**** PROVIDED DATA ****

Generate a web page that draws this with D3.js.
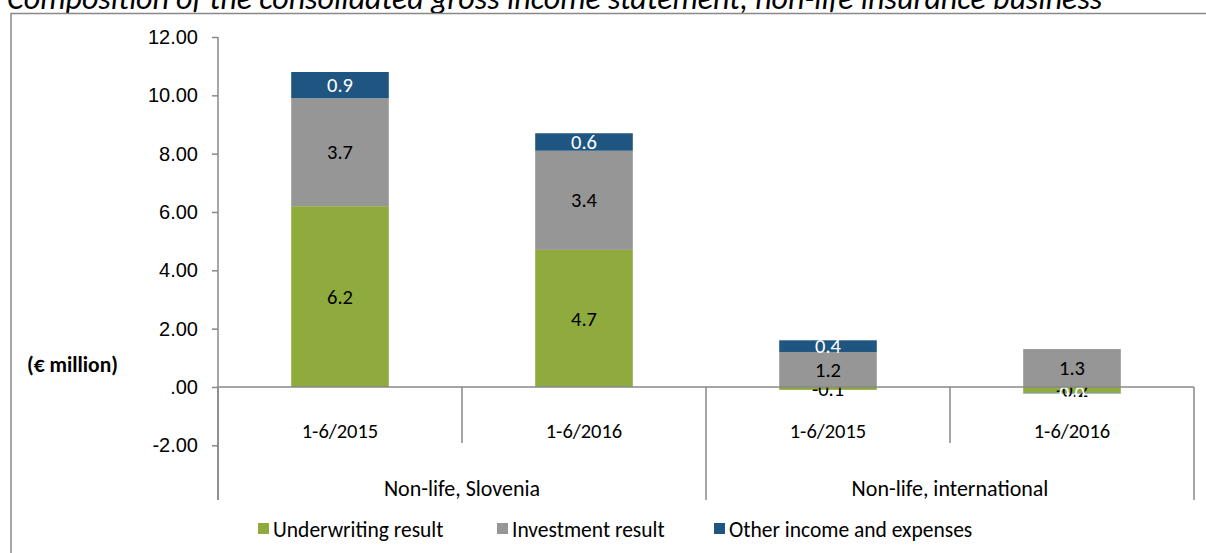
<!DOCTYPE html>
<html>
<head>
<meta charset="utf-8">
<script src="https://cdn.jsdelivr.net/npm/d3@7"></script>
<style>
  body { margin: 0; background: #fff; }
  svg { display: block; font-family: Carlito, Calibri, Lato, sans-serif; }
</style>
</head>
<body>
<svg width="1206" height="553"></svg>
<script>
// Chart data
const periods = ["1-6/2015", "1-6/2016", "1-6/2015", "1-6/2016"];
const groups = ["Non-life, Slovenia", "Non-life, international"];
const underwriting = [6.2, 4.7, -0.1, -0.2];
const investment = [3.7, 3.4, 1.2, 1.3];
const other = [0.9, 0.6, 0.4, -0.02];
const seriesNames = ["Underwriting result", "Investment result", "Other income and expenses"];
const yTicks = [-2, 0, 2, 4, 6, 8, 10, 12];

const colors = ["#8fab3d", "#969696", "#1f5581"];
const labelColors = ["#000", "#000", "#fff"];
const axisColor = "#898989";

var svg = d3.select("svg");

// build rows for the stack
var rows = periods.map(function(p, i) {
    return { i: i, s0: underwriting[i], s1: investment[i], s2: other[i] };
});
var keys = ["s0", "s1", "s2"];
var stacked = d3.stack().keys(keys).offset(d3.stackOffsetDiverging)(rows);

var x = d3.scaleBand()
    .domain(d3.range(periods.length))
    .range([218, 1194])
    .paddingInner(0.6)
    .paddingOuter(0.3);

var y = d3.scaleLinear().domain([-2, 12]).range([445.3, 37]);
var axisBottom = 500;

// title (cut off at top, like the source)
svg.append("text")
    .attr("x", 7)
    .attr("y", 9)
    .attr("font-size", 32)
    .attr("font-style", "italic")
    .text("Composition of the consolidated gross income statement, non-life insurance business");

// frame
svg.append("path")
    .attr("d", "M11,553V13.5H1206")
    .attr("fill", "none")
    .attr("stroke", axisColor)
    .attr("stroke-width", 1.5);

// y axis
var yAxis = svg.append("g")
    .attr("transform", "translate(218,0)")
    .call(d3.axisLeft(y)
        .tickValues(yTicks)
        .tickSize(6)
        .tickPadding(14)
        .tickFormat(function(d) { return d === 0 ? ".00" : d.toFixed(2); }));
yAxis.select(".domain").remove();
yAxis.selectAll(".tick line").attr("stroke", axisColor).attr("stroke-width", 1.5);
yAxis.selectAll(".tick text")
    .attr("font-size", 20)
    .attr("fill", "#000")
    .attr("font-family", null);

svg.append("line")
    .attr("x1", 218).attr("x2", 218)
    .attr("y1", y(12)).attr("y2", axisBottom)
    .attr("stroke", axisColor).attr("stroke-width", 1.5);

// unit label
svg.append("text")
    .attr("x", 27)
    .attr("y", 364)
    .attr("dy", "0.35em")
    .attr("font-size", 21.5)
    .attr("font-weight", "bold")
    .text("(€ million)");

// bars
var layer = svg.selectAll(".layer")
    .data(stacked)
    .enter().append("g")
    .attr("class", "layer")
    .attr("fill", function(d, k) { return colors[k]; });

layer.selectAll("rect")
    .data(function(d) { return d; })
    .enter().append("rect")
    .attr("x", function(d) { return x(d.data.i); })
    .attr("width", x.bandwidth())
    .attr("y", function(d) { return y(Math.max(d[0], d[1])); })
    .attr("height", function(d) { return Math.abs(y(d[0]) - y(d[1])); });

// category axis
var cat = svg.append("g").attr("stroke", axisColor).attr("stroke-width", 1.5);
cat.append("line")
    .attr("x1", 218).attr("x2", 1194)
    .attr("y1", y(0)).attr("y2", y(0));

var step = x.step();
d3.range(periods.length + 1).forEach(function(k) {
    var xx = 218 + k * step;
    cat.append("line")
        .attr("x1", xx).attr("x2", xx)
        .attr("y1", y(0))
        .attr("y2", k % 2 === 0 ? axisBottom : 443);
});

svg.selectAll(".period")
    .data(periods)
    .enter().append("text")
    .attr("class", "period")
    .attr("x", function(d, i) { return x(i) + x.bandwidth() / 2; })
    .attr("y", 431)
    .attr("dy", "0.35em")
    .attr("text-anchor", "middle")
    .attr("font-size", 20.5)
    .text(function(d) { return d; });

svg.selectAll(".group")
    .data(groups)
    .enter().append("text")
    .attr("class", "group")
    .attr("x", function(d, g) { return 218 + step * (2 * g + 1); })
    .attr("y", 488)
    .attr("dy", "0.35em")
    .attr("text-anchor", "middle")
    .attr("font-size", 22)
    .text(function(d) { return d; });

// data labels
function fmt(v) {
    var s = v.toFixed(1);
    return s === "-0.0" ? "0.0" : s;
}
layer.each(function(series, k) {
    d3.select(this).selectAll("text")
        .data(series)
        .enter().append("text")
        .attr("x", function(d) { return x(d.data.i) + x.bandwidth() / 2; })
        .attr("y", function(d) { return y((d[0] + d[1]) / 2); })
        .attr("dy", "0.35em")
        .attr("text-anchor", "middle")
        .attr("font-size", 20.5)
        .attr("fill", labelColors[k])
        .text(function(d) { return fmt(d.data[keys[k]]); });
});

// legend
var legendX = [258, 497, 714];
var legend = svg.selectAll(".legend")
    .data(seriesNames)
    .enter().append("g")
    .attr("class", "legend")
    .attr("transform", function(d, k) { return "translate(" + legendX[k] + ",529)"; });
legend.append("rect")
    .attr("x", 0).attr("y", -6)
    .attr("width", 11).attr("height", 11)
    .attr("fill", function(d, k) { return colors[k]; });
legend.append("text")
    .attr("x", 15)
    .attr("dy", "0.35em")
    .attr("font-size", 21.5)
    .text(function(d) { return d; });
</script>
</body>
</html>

****

GIVEN TASK
Report how many lines in the data include the word "this", and give nothing but the count.

WRITTEN RESPONSE
2